Can you output the material exactly as written, minus any pictures it holds?

'''

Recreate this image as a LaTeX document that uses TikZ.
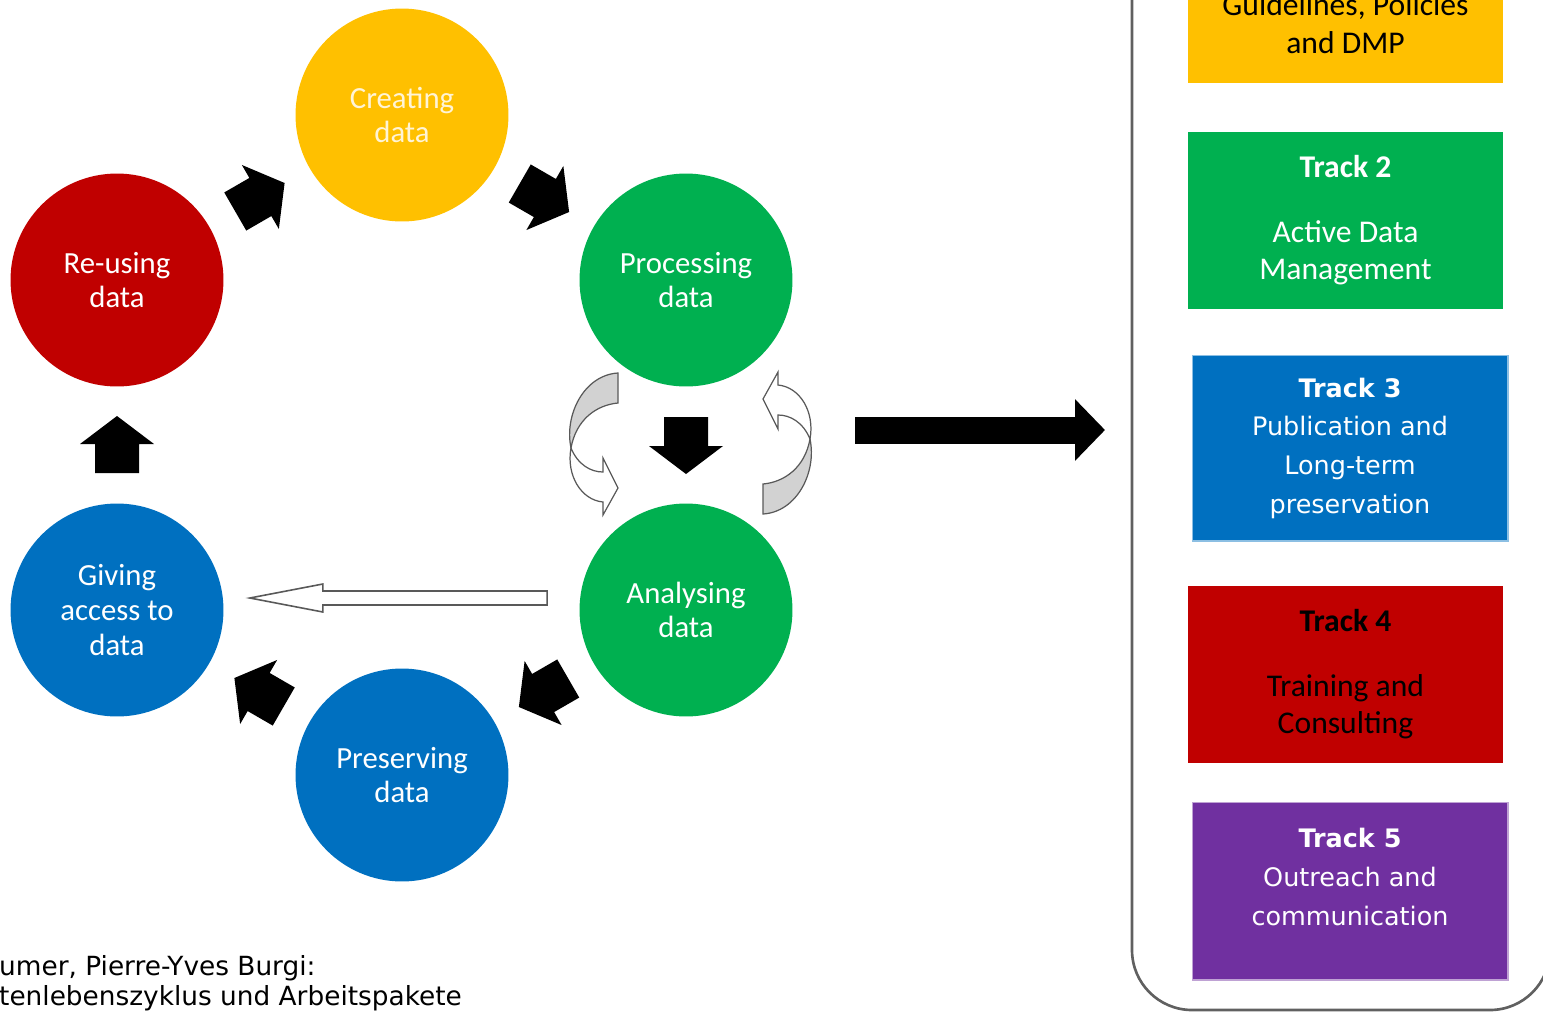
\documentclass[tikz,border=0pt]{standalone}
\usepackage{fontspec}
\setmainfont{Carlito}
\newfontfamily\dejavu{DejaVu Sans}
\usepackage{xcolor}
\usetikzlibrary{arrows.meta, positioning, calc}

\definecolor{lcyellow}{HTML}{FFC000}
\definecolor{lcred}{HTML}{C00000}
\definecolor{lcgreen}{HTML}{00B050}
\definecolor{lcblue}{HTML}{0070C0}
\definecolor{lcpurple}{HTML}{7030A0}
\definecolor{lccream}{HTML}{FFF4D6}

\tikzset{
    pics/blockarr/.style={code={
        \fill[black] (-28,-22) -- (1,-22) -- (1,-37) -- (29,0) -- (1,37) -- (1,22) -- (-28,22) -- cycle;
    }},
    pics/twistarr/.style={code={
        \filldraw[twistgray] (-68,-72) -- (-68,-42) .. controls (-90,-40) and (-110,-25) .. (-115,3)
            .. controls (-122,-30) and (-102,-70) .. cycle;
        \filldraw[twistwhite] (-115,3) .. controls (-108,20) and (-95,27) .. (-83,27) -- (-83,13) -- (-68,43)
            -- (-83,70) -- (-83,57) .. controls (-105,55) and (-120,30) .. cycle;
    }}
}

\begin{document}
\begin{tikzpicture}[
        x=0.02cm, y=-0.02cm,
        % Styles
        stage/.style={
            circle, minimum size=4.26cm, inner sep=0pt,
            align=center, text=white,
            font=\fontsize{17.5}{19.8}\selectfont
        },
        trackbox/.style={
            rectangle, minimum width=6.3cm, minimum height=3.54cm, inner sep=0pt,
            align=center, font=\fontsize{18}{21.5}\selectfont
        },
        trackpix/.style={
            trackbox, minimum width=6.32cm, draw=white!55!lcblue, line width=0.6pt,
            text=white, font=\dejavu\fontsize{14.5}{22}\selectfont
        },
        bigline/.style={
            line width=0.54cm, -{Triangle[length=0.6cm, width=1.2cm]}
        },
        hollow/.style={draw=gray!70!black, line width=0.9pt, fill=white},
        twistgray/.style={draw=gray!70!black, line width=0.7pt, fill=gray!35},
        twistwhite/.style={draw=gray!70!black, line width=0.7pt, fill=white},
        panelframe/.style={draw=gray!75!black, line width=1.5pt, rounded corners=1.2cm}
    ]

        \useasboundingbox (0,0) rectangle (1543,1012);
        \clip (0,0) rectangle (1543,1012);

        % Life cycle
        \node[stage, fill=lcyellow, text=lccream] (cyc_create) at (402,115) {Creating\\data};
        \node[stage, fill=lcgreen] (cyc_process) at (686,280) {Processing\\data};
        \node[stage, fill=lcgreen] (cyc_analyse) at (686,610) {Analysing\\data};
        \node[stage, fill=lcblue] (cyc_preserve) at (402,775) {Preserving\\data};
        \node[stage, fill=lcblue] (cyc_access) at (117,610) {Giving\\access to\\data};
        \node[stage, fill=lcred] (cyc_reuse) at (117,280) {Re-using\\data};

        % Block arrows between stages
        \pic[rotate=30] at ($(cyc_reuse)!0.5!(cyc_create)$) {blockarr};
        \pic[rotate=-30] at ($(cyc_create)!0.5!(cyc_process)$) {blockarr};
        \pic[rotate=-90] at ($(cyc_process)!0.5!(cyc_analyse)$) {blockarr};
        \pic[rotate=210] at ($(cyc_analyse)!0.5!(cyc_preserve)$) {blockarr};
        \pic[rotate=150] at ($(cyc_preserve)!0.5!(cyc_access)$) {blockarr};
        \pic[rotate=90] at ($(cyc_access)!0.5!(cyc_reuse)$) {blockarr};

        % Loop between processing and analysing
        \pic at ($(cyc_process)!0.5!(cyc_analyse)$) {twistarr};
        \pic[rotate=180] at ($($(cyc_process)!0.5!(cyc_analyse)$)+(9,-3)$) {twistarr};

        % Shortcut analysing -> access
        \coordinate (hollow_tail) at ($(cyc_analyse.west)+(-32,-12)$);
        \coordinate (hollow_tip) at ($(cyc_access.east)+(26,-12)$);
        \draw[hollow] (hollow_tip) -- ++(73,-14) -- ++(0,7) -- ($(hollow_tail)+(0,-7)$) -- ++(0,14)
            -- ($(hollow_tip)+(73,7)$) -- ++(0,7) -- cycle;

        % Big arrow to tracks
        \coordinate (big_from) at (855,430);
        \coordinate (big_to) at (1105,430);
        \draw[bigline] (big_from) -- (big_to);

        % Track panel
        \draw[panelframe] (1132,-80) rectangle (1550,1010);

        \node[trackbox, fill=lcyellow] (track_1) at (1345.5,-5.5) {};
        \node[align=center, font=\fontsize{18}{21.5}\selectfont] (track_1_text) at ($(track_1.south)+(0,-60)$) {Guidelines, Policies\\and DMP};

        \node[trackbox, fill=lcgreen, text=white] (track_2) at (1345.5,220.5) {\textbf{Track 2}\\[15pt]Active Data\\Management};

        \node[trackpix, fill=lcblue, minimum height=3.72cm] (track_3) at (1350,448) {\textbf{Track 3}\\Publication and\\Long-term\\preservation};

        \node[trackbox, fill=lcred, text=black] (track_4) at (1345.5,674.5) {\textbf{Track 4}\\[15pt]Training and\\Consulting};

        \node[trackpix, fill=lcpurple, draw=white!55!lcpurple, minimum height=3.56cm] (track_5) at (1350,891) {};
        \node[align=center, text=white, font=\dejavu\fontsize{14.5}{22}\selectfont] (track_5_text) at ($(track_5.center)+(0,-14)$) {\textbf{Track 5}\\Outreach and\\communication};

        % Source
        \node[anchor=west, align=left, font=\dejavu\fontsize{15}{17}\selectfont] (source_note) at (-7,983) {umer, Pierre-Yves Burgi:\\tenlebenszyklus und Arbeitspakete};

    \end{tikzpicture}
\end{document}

'''

EXERCISE RESPONSE:
Recreate this image as a LaTeX document that uses TikZ.
\documentclass[tikz,border=0pt]{standalone}
\usepackage{fontspec}
\setmainfont{Carlito}
\newfontfamily\dejavu{DejaVu Sans}
\usepackage{xcolor}
\usetikzlibrary{arrows.meta, positioning, calc}

\definecolor{lcyellow}{HTML}{FFC000}
\definecolor{lcred}{HTML}{C00000}
\definecolor{lcgreen}{HTML}{00B050}
\definecolor{lcblue}{HTML}{0070C0}
\definecolor{lcpurple}{HTML}{7030A0}
\definecolor{lccream}{HTML}{FFF4D6}

\tikzset{
    pics/blockarr/.style={code={
        \fill[black] (-28,-22) -- (1,-22) -- (1,-37) -- (29,0) -- (1,37) -- (1,22) -- (-28,22) -- cycle;
    }},
    pics/twistarr/.style={code={
        \filldraw[twistgray] (-68,-72) -- (-68,-42) .. controls (-90,-40) and (-110,-25) .. (-115,3)
            .. controls (-122,-30) and (-102,-70) .. cycle;
        \filldraw[twistwhite] (-115,3) .. controls (-108,20) and (-95,27) .. (-83,27) -- (-83,13) -- (-68,43)
            -- (-83,70) -- (-83,57) .. controls (-105,55) and (-120,30) .. cycle;
    }}
}

\begin{document}
\begin{tikzpicture}[
        x=0.02cm, y=-0.02cm,
        % Styles
        stage/.style={
            circle, minimum size=4.26cm, inner sep=0pt,
            align=center, text=white,
            font=\fontsize{17.5}{19.8}\selectfont
        },
        trackbox/.style={
            rectangle, minimum width=6.3cm, minimum height=3.54cm, inner sep=0pt,
            align=center, font=\fontsize{18}{21.5}\selectfont
        },
        trackpix/.style={
            trackbox, minimum width=6.32cm, draw=white!55!lcblue, line width=0.6pt,
            text=white, font=\dejavu\fontsize{14.5}{22}\selectfont
        },
        bigline/.style={
            line width=0.54cm, -{Triangle[length=0.6cm, width=1.2cm]}
        },
        hollow/.style={draw=gray!70!black, line width=0.9pt, fill=white},
        twistgray/.style={draw=gray!70!black, line width=0.7pt, fill=gray!35},
        twistwhite/.style={draw=gray!70!black, line width=0.7pt, fill=white},
        panelframe/.style={draw=gray!75!black, line width=1.5pt, rounded corners=1.2cm}
    ]

        \useasboundingbox (0,0) rectangle (1543,1012);
        \clip (0,0) rectangle (1543,1012);

        % Life cycle
        \node[stage, fill=lcyellow, text=lccream] (cyc_create) at (402,115) {Creating\\data};
        \node[stage, fill=lcgreen] (cyc_process) at (686,280) {Processing\\data};
        \node[stage, fill=lcgreen] (cyc_analyse) at (686,610) {Analysing\\data};
        \node[stage, fill=lcblue] (cyc_preserve) at (402,775) {Preserving\\data};
        \node[stage, fill=lcblue] (cyc_access) at (117,610) {Giving\\access to\\data};
        \node[stage, fill=lcred] (cyc_reuse) at (117,280) {Re-using\\data};

        % Block arrows between stages
        \pic[rotate=30] at ($(cyc_reuse)!0.5!(cyc_create)$) {blockarr};
        \pic[rotate=-30] at ($(cyc_create)!0.5!(cyc_process)$) {blockarr};
        \pic[rotate=-90] at ($(cyc_process)!0.5!(cyc_analyse)$) {blockarr};
        \pic[rotate=210] at ($(cyc_analyse)!0.5!(cyc_preserve)$) {blockarr};
        \pic[rotate=150] at ($(cyc_preserve)!0.5!(cyc_access)$) {blockarr};
        \pic[rotate=90] at ($(cyc_access)!0.5!(cyc_reuse)$) {blockarr};

        % Loop between processing and analysing
        \pic at ($(cyc_process)!0.5!(cyc_analyse)$) {twistarr};
        \pic[rotate=180] at ($($(cyc_process)!0.5!(cyc_analyse)$)+(9,-3)$) {twistarr};

        % Shortcut analysing -> access
        \coordinate (hollow_tail) at ($(cyc_analyse.west)+(-32,-12)$);
        \coordinate (hollow_tip) at ($(cyc_access.east)+(26,-12)$);
        \draw[hollow] (hollow_tip) -- ++(73,-14) -- ++(0,7) -- ($(hollow_tail)+(0,-7)$) -- ++(0,14)
            -- ($(hollow_tip)+(73,7)$) -- ++(0,7) -- cycle;

        % Big arrow to tracks
        \coordinate (big_from) at (855,430);
        \coordinate (big_to) at (1105,430);
        \draw[bigline] (big_from) -- (big_to);

        % Track panel
        \draw[panelframe] (1132,-80) rectangle (1550,1010);

        \node[trackbox, fill=lcyellow] (track_1) at (1345.5,-5.5) {};
        \node[align=center, font=\fontsize{18}{21.5}\selectfont] (track_1_text) at ($(track_1.south)+(0,-60)$) {Guidelines, Policies\\and DMP};

        \node[trackbox, fill=lcgreen, text=white] (track_2) at (1345.5,220.5) {\textbf{Track 2}\\[15pt]Active Data\\Management};

        \node[trackpix, fill=lcblue, minimum height=3.72cm] (track_3) at (1350,448) {\textbf{Track 3}\\Publication and\\Long-term\\preservation};

        \node[trackbox, fill=lcred, text=black] (track_4) at (1345.5,674.5) {\textbf{Track 4}\\[15pt]Training and\\Consulting};

        \node[trackpix, fill=lcpurple, draw=white!55!lcpurple, minimum height=3.56cm] (track_5) at (1350,891) {};
        \node[align=center, text=white, font=\dejavu\fontsize{14.5}{22}\selectfont] (track_5_text) at ($(track_5.center)+(0,-14)$) {\textbf{Track 5}\\Outreach and\\communication};

        % Source
        \node[anchor=west, align=left, font=\dejavu\fontsize{15}{17}\selectfont] (source_note) at (-7,983) {umer, Pierre-Yves Burgi:\\tenlebenszyklus und Arbeitspakete};

    \end{tikzpicture}
\end{document}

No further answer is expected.